И старуха наконец успокоилась. На другой день она закончила большую стирку, с которой не могла справиться две недели.
В деревне разрядилась напряженная атмосфера. Люди вступали в кооператив и не понимали, почему раньше они этого так боялись.
Когда на собрании зачитали имя кандидата в председатели и в мрачном зале клуба поднялось двести пятьдесят рук — нашлись и такие, кто тянул вверх обе руки, — секретарь райкома партии Драхош, наклонившись к местному жителю, сидевшему возле председателя собрания, спросил:
— Кто такой Мадарас?
Тощий, изможденный из-за болезни желудка мужчина лет пятидесяти — Ференц Мок, — пожав плечами, неохотно ответил:
— Середняк.

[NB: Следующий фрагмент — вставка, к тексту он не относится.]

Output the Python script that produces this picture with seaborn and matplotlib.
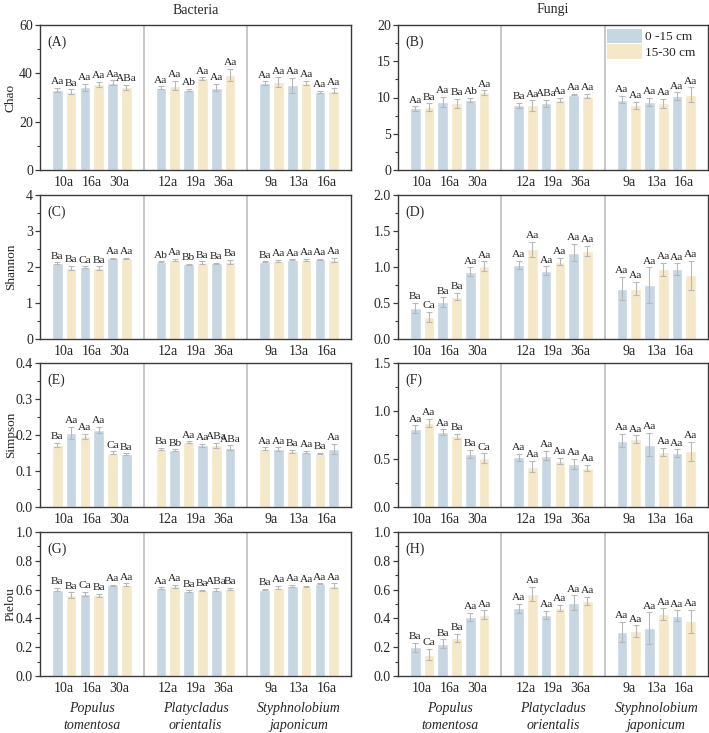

Ни разу не видал его ни на одном собрании. Впрочем, его считают хорошим хозяином.
Затерявшийся в толпе Дани, стараясь не привлекать к себе внимания, украдкой посматривал по сторонам. Он проверял, все ли подняли руку.
— Кто против? — закричал председатель собрания, человек, не знакомый Дани, по-видимому представитель района, потому что он выступал от имени райсовета.

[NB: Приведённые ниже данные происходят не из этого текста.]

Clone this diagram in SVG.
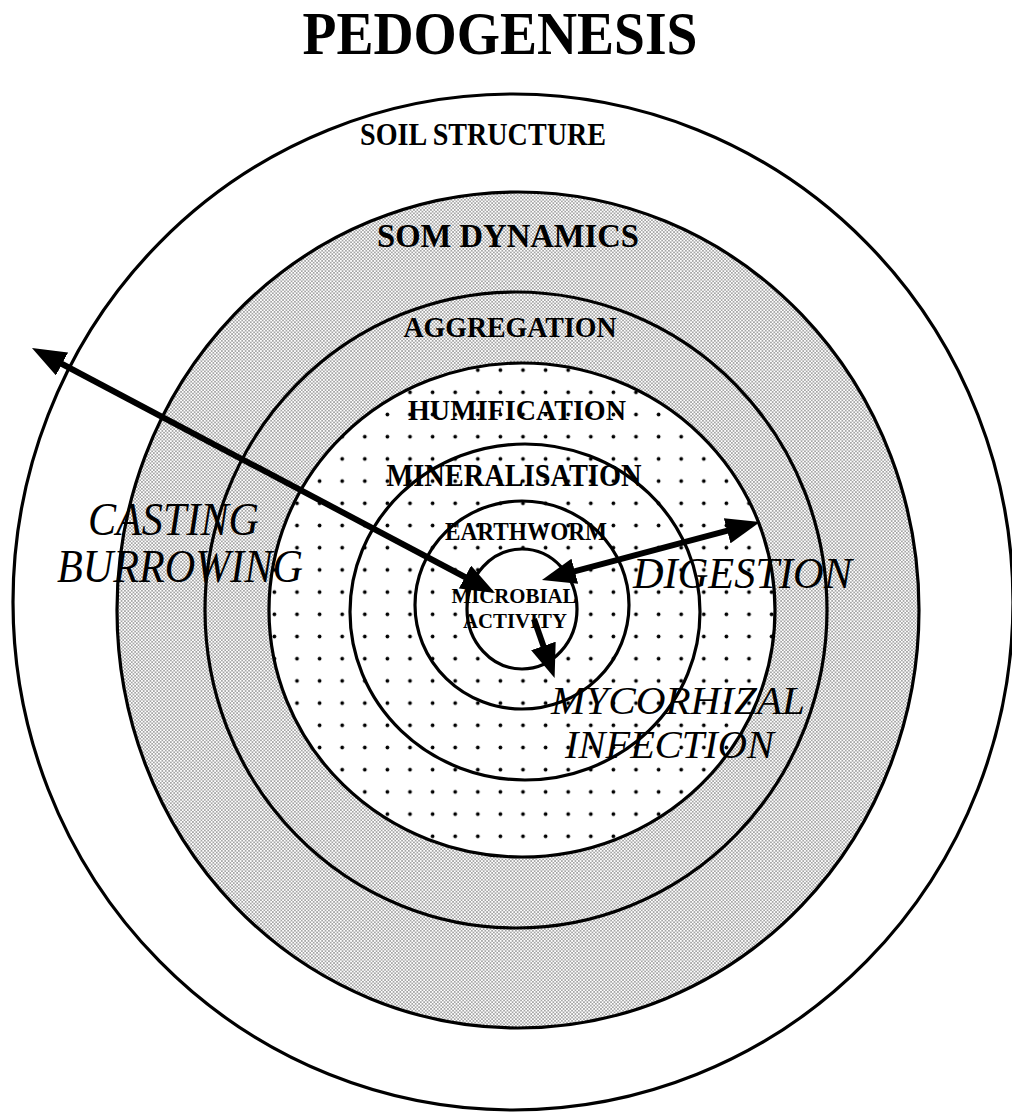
<svg xmlns="http://www.w3.org/2000/svg" width="1012" height="1112" viewBox="0 0 1012 1112">
<style>
.ring{fill:none;stroke:#000;stroke-width:3.2}
.lbl{font-family:"Liberation Serif","Times New Roman",serif;font-weight:bold;fill:#000;text-anchor:middle}
.it{font-family:"Liberation Serif","Times New Roman",serif;font-style:italic;fill:#000}
.arr{fill:none;stroke:#000;stroke-width:6}
</style>
<defs>
<pattern id="gray" patternUnits="userSpaceOnUse" width="3.4" height="3.4">
<rect width="3.4" height="3.4" fill="#fff"/>
<circle cx="0.85" cy="0.85" r="0.7" fill="#333"/>
<circle cx="2.55" cy="2.55" r="0.7" fill="#333"/>
</pattern>
<pattern id="dots" patternUnits="userSpaceOnUse" x="-8.1" y="425.6" width="22.6" height="22.2">
<rect width="22.6" height="22.2" fill="#fff"/>
<circle cx="11.3" cy="11.1" r="1.9" fill="#000"/>
</pattern>
<marker id="ah" markerUnits="userSpaceOnUse" markerWidth="34" markerHeight="26" refX="17" refY="13" orient="auto-start-reverse">
<path d="M0,0 L34,13 L0,26 z" fill="#000"/>
</marker>
</defs>
<rect width="1012" height="1112" fill="#fff"/>
<g id="title"><text class="lbl" x="500" y="54" font-size="62" textLength="395" lengthAdjust="spacingAndGlyphs">PEDOGENESIS</text></g>
<g id="soil-structure">
<ellipse cx="513" cy="602" rx="500" ry="508" fill="#fff" stroke="#000" stroke-width="3.2"/>
<text class="lbl" x="483" y="145" font-size="32" textLength="246" lengthAdjust="spacingAndGlyphs">SOIL STRUCTURE</text>
</g>
<g id="som-dynamics">
<ellipse cx="518" cy="610" rx="401" ry="418" fill="url(#gray)" stroke="#000" stroke-width="3.2"/>
<text class="lbl" x="508" y="247" font-size="34" textLength="262" lengthAdjust="spacingAndGlyphs">SOM DYNAMICS</text>
</g>
<g id="aggregation">
<ellipse class="ring" cx="516" cy="610" rx="311" ry="318"/>
<text class="lbl" x="510" y="337" font-size="30" textLength="213" lengthAdjust="spacingAndGlyphs">AGGREGATION</text>
</g>
<g id="humification">
<ellipse cx="522" cy="610" rx="253" ry="247" fill="url(#dots)" stroke="#000" stroke-width="3.2"/>
<text class="lbl" x="517" y="420" font-size="29" textLength="218" lengthAdjust="spacingAndGlyphs">HUMIFICATION</text>
</g>
<g id="mineralisation">
<ellipse class="ring" cx="525" cy="612" rx="175" ry="168"/>
<text class="lbl" x="514" y="486" font-size="31" textLength="255" lengthAdjust="spacingAndGlyphs">MINERALISATION</text>
</g>
<g id="earthworm">
<ellipse class="ring" cx="522" cy="605" rx="107" ry="104"/>
<text class="lbl" x="526" y="540" font-size="25" textLength="162" lengthAdjust="spacingAndGlyphs">EARTHWORM</text>
</g>
<g id="microbial-activity">
<ellipse cx="522" cy="609" rx="55" ry="60" fill="#fff" stroke="#000" stroke-width="3.2"/>
<text class="lbl" x="514" y="603" font-size="22" textLength="125" lengthAdjust="spacingAndGlyphs">MICROBIAL</text>
<text class="lbl" x="515" y="628" font-size="22" textLength="104" lengthAdjust="spacingAndGlyphs">ACTIVITY</text>
</g>
<g id="casting-burrowing">
<text class="it" x="88" y="535" font-size="46" textLength="171" lengthAdjust="spacingAndGlyphs">CASTING</text>
<text class="it" x="57" y="582" font-size="46" textLength="246" lengthAdjust="spacingAndGlyphs">BURROWING</text>
</g>
<g id="digestion">
<text class="it" x="633" y="588" font-size="44" textLength="219" lengthAdjust="spacingAndGlyphs">DIGESTION</text>
</g>
<g id="mycorhizal-infection">
<text class="it" x="551" y="714" font-size="40" textLength="254" lengthAdjust="spacingAndGlyphs">MYCORHIZAL</text>
<text class="it" x="565" y="758" font-size="40" textLength="209" lengthAdjust="spacingAndGlyphs">INFECTION</text>
</g>
<g id="connectors">
<line class="arr" x1="47" y1="356" x2="480" y2="585" marker-start="url(#ah)" marker-end="url(#ah)"/>
<line class="arr" x1="558.4" y1="575.6" x2="743.6" y2="526.4" marker-start="url(#ah)" marker-end="url(#ah)"/>
<line class="arr" x1="534" y1="619" x2="549" y2="662" marker-end="url(#ah)"/>
</g>
</svg>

Нервы Дани были натянуты до предела, его прошиб холодный пот, и на скулах у него выступили красные пятна. Время тянулось бесконечно медленно. Он напрягал все силы, чтобы его слушались руки и ноги и не дрожали губы.
Никто не проголосовал против. Его избрали единогласно.
Дани вздохнул с облегчением. Хотя он выставил свою кандидатуру, прибегнув к помощи вербовщиков голосов, как депутат парламента, представляющий какую-нибудь коалицию, он все-таки почувствовал бы себя униженным, если бы нашелся человек, выступивший против него. Все произошло так, как он предполагал: у большинства людей не было определенного мнения, и поэтому они легко согласились с прочими. Не все хотели, чтобы он стал председателем, но никто не возражал против этого, не выдвигал вместо него другого кандидата, лучшего и более подходящего. Поэтому у Дани от радости сперло дыхание. И он подумал — позволил себе поддаться самообману, — что без дяди Кальмана и его приятелей он все равно прошел бы в председатели.
Собрание продолжалось, и никто не нарушил порядка, чтобы торжественно приветствовать новоиспеченного председателя; ему лишь исподтишка подмигивали и бросали на него заговорщические взгляды. Дюри Пеллек, его лучший друг, ткнул его в бок, но тут же от него отодвинулся: «Ну, дружище, теперь тебе сам черт не брат». Дани улыбнулся курносому, большеротому, смуглому Дюри, а про себя решил: «Никакого ответственного дела я ему не доверю». Из парней двадцать шестого года рождения только они двое остались в деревне холостыми, вместе ходили на танцы и гулянки. Он любил своего друга, но у того ветер гулял в голове, и в серьезных делах на него нельзя было положиться. Наверно, Дюри обидится, сочтет его неблагодарным, но дружба дружбой, а служба службой.